Along With Misery, COVID-19 Unleashed Opportunities: Let’s Not Cram Them Back in the Box

In Greek mythology, Pandora released misery and suffering on the world, but hope remained. COVID-19 will do the same.

Along With Misery, COVID-19 Unleashed Opportunities: Let’s Not Cram Them Back in the Box

The ancient Greeks had a very different concept of hope, or elpis (ἐλπίς), than we do today. Elpis was used to define an expectation of the future that could be either positive or negative, in contrast to how we understand hope today—an anticipation of something positive. The ancient Greeks even had an explanation for how hope was created. In Greek mythology, Pandora was the first woman on earth, created by the ancient Greek gods as a punishment to mankind following Prometheus’ theft of fire. The gods each gave Pandora a gift that was contained in a box but was told never to open it. Many physicians and scientists may sympathize with Pandora’s predicament: her curiosity got the better of her and she succumbed to the urge to investigate further and opened the box.

The rest, as they say, is history. Greed, envy, hatred, pain, disease, hunger, poverty, war, and death were released onto mankind. Hoping to prevent the spread of this misery and suffering, Pandora tried to shut the box but only managed to halt the release of one of the “gifts” from the gods: elpis. As the myth goes, ever since Pandora opened her box, humans have been able to hold onto elpis/hope in order to survive whatever sorrows and hardships they encounter.

All of us will remember the opening of Pandora’s proverbial box at the end of 2019, with the spread of COVID-19 across the globe—a modern-day Greek tragedy with more than 293 million cases and 5.4 million deaths to date and climbing. We have firsthand experience of how COVID has affected our lives, both personally and professionally. All we had left at the end of 2021 was elpis in the truest sense of the ancient Greek definition—not necessarily the optimistic hope as we typically understand the term, but rather that of foreboding: spiraling hospitalizations, rising mortality, and further lockdowns and border closures, with no end in sight. The question many of us asked was: would it ever end?

I believe that this year will be different. Vaccination programs are rolling out across the globe, many of us are double-vaccinated and have received our boosters. Whilst cases of the Omicron COVID-19 variant are increasing exponentially, hospitalizations and mortality are not following this trajectory. Most borders are open. Most of us have reappraised our lives whilst traveling our own personal road to Damascus. We have discovered new passions and learnt to value the things most important to us—a journey that has brought me, personally, to the top of many a mountain.

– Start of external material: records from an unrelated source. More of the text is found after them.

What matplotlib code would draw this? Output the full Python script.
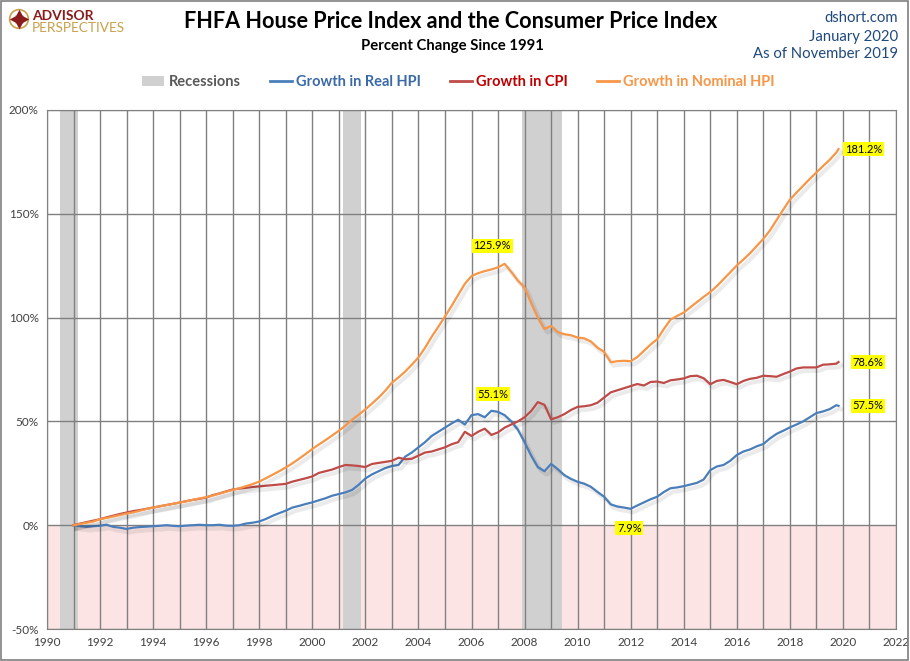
import numpy as np
import matplotlib
matplotlib.use("Agg")
import matplotlib.pyplot as plt
import matplotlib.patheffects as pe
from matplotlib.patches import Patch, Rectangle, Circle
from matplotlib.lines import Line2D

plt.rcParams['font.family'] = ['Lato', 'DejaVu Sans']

# ---- data (percent change since Jan 1991), quarterly, last point Nov 2019 ----
dates = list(np.arange(1991, 2020, 0.25)) + [2019 + 10 / 12]

nominal_hpi = [
    0.0, 0.6, 1.2, 1.8, 2.9, 3.5, 4.2, 4.9, 5.6, 6.2, 7.0, 7.8,
    8.5, 9.1, 9.7, 10.3, 10.9, 11.5, 12.2, 12.9, 13.5, 14.3, 15.2, 16.1,
    17.0, 17.8, 18.8, 19.8, 21.0, 22.6, 24.3, 26.0, 27.8, 29.8, 32.0, 34.3,
    36.7, 38.9, 41.0, 43.2, 45.5, 48.0, 50.8, 53.2, 55.8, 58.6, 61.5, 64.8,
    68.6, 71.2, 74.0, 77.3, 80.8, 85.5, 90.8, 95.6, 100.5, 105.6, 111.0, 116.3,
    120.0, 121.4, 122.4, 123.2, 124.2, 125.9, 122.0, 117.8, 114.5, 107.0, 100.0, 94.5,
    96.0, 93.0, 92.0, 91.5, 90.4, 90.0, 88.5, 85.5, 83.5, 78.5, 79.0, 79.2,
    79.0, 81.0, 84.0, 87.0, 89.6, 94.5, 99.0, 100.8, 102.4, 105.0, 107.5, 110.0,
    112.3, 115.2, 118.5, 121.8, 125.1, 128.0, 131.0, 134.5, 137.9, 142.0, 147.0, 152.0,
    156.8, 160.2, 163.5, 166.8, 169.9, 173.0, 176.0, 179.5, 181.2,
]

cpi = [
    0.0, 0.8, 1.5, 2.2, 2.9, 3.8, 4.6, 5.4, 6.1, 6.8, 7.3, 7.9,
    8.5, 9.1, 9.7, 10.3, 10.9, 11.6, 12.2, 12.7, 13.3, 14.5, 15.3, 16.3,
    17.2, 17.6, 18.0, 18.4, 18.7, 19.0, 19.3, 19.6, 19.9, 21.0, 21.8, 22.6,
    23.5, 25.2, 26.0, 26.8, 28.0, 29.0, 28.8, 28.5, 28.0, 29.5, 30.0, 30.5,
    31.0, 32.5, 31.8, 32.0, 33.5, 35.0, 35.5, 36.5, 37.5, 39.0, 40.0, 45.0,
    43.0, 45.0, 46.5, 43.5, 44.7, 47.0, 48.5, 50.0, 52.0, 55.0, 59.3, 58.0,
    51.0, 52.0, 53.5, 55.5, 57.0, 57.3, 57.8, 59.0, 61.5, 64.0, 65.0, 66.0,
    67.0, 68.0, 67.3, 69.0, 69.2, 68.5, 69.8, 70.2, 70.7, 71.8, 72.0, 70.8,
    67.9, 69.5, 70.0, 69.0, 67.9, 69.5, 70.5, 71.0, 72.0, 71.8, 71.5, 72.8,
    74.0, 75.5, 76.0, 76.0, 76.0, 77.3, 77.5, 77.8, 78.6,
]

real_hpi = [
    0.0, -0.5, -0.8, -0.5, -0.3, 0.2, -0.8, -1.2, -1.8, -1.2, -0.9, -0.7,
    -0.5, -0.3, 0.0, -0.3, -0.5, -0.2, 0.0, 0.2, 0.0, 0.0, 0.2, -0.2,
    -0.3, 0.0, 0.8, 1.2, 1.8, 3.0, 4.5, 5.8, 7.0, 8.5, 9.3, 10.2,
    11.0, 12.0, 13.0, 14.2, 15.0, 15.8, 17.0, 19.5, 22.5, 24.5, 26.0, 27.5,
    28.5, 29.0, 33.0, 35.0, 37.5, 40.0, 43.0, 45.0, 47.0, 49.0, 50.8, 48.5,
    53.0, 53.5, 52.0, 55.1, 54.6, 53.0, 50.0, 46.0, 40.0, 33.5, 28.0, 26.0,
    29.5, 27.0, 24.1, 22.3, 20.9, 20.0, 18.5, 16.0, 13.7, 10.0, 9.0, 8.5,
    7.9, 9.5, 11.0, 12.5, 13.7, 16.0, 17.8, 18.2, 18.8, 19.6, 20.4, 22.0,
    26.5, 28.3, 29.0, 31.0, 33.8, 35.5, 36.5, 38.0, 39.1, 41.8, 44.0, 45.5,
    47.1, 48.5, 50.0, 52.0, 54.0, 54.8, 55.9, 57.8, 57.5,
]

recession_starts = [1990.5, 2001.17, 2007.92]
recession_ends = [1991.17, 2001.83, 2009.42]

year_ticks = list(range(1990, 2023, 2))
pct_ticks = [-50, 0, 50, 100, 150, 200]

# ---- styling ----
BLUE = '#4a7ebb'
RED = '#be4b48'
ORANGE = '#f79646'
GRID = '#808080'
TXT = '#404040'

fig = plt.figure(figsize=(9.1, 6.61), dpi=100)
ax = fig.add_axes([47 / 910, 1 - 629 / 661, (896 - 47) / 910, (629 - 110) / 661])

ax.set_xlim(1990, 2022)
ax.set_ylim(-50, 200)

# pink negative region
ax.axhspan(-50, 0, color='#fde4e4', zorder=0, lw=0)

# recessions
for s, e in zip(recession_starts, recession_ends):
    ax.axvspan(s, e, color='#d0d0d0', zorder=1, lw=0)

# grid
ax.set_xticks(range(1990, 2023), minor=True)
ax.set_xticks(year_ticks)
ax.set_yticks(pct_ticks)
ax.grid(True, which='both', axis='x', color=GRID, lw=1, zorder=2)
ax.grid(True, which='major', axis='y', color=GRID, lw=1, zorder=2)
ax.set_axisbelow(False)
for sp in ax.spines.values():
    sp.set_color(GRID)
ax.tick_params(which='both', length=0, colors=TXT, labelsize=8.5, pad=6)
ax.set_xticklabels([str(y) for y in year_ticks])
ax.set_yticklabels([f'{p}%' for p in pct_ticks])

shadow = [pe.SimpleLineShadow(offset=(2, -2.5), shadow_color='black', alpha=0.08,
                              linewidth=3.0),
          pe.Normal()]
ax.plot(dates, real_hpi, color=BLUE, lw=1.6, zorder=5, path_effects=shadow)
ax.plot(dates, cpi, color=RED, lw=1.6, zorder=5, path_effects=shadow)
ax.plot(dates, nominal_hpi, color=ORANGE, lw=1.6, zorder=5, path_effects=shadow)

# annotations
def tag(x, y, text, dx, dy):
    ax.annotate(text, xy=(x, y), xytext=(dx, dy), textcoords='offset points',
                ha='center', va='center', fontsize=8, color='black', zorder=7,
                bbox=dict(boxstyle='square,pad=0.15', fc='#ffff00', ec='none'))

tag(dates[-1], nominal_hpi[-1], f'{nominal_hpi[-1]:.1f}%', 18, 0)
tag(dates[-1], cpi[-1], f'{cpi[-1]:.1f}%', 21, 0)
tag(dates[-1], real_hpi[-1], f'{real_hpi[-1]:.1f}%', 21, 0)
i_nom = int(np.argmax(nominal_hpi[:80]))
tag(dates[i_nom], nominal_hpi[i_nom], f'{nominal_hpi[i_nom]:.1f}%', -9, 13)
i_real = int(np.argmax(real_hpi[:80]))
tag(dates[i_real], real_hpi[i_real], f'{real_hpi[i_real]:.1f}%', 1, 12)
i_min = int(np.argmin(real_hpi[60:100])) + 60
tag(dates[i_min], real_hpi[i_min], f'{real_hpi[i_min]:.1f}%', -1, -14)

# titles
fig.text(0.495, 1 - 21 / 661, 'FHFA House Price Index and the Consumer Price Index',
         ha='center', va='center', fontsize=15.6, fontweight='bold', color='black')
fig.text(0.497, 1 - 46 / 661, 'Percent Change Since 1991',
         ha='center', va='center', fontsize=10.7, fontweight='bold', color='black')

for yy, t in [(18, 'dshort.com'), (37, 'January 2020'), (54, 'As of November 2019')]:
    fig.text(898 / 910, 1 - yy / 661, t, ha='right', va='center', fontsize=10.7,
             color='#1f497d')

# logo
fig.text(32 / 910, 1 - 16 / 661, 'ADVISOR', ha='left', va='center', fontsize=10,
         fontweight='bold', color='#8b1a1a')
fig.text(32 / 910, 1 - 27.5 / 661, 'PERSPECTIVES', ha='left', va='center', fontsize=9.8,
         color='#c8a04a')
lax = fig.add_axes([7 / 910, 1 - 31 / 661, 24 / 910, 24 / 661])
lax.set_xlim(-1, 1)
lax.set_ylim(-1, 1)
lax.set_aspect('equal')
lax.axis('off')
lax.add_patch(Circle((0, 0), 0.78, fill=False, ec='#c8a04a', lw=1.2))
lax.plot([0], [0], marker=(4, 1, 0), ms=14, color='#8b1a1a', mec='none')
lax.plot([0], [0], marker=(4, 1, 45), ms=8, color='#8b1a1a', mec='none')

# legend
handles = [Patch(facecolor='#d0d0d0', edgecolor='none'),
           Line2D([0], [0], color=BLUE, lw=2),
           Line2D([0], [0], color=RED, lw=2),
           Line2D([0], [0], color=ORANGE, lw=2)]
labels = ['Recessions', 'Growth in Real HPI', 'Growth in CPI', 'Growth in Nominal HPI']
leg = fig.legend(handles, labels, loc='center', bbox_to_anchor=(0.504, 1 - 82 / 661),
                 ncol=4, frameon=False, fontsize=10.5, handlelength=1.5,
                 handletextpad=0.3, columnspacing=2.0)
for txt, c in zip(leg.get_texts(), ['#595959', '#3a6aa8', '#c00000', ORANGE]):
    txt.set_color(c)
    txt.set_fontweight('bold')

# outer border
fig.patches.append(Rectangle((0.001, 0.001), 0.997, 0.997, transform=fig.transFigure,
                             fill=False, ec='#7f7f7f', lw=1.2))

fig.savefig('out.png', dpi=100)
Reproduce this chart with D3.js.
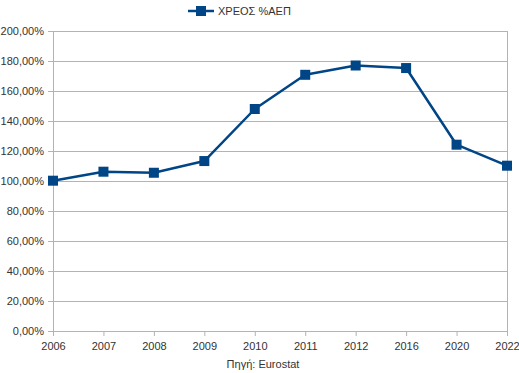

The story of Pandora’s box can also have a very different meaning to that originally penned. Whereas Pandora’s box only released misery and suffering irreversibly into the world, COVID-19 ushered in many positives that we should not try to return to the proverbial box. We have all learned to work differently, to live cautiously alongside the virus, to make better use of telehealth and digital technologies which for many years lay dormant, to do research differently, and to collaborate in novel ways with our peers. As many of our meetings went virtual, the number of registered delegates was three- to fourfold greater, allowing for greater participation of international faculty members who typically face insurmountable travel restrictions and costs, of female cardiologists who bore the brunt of COVID lockdowns closer to home, and of early-career faculty. Perversely, COVID-19 has done more for gender representation at cardiology congresses in 2 years than we have managed in two decades.

As much of our clinical work, our research, and our meetings return to in-person again, we cannot and should not try to reverse the global equitability and accessibility we have managed to achieve. This may be the year of elpis, but of a hope more familiar to all of us.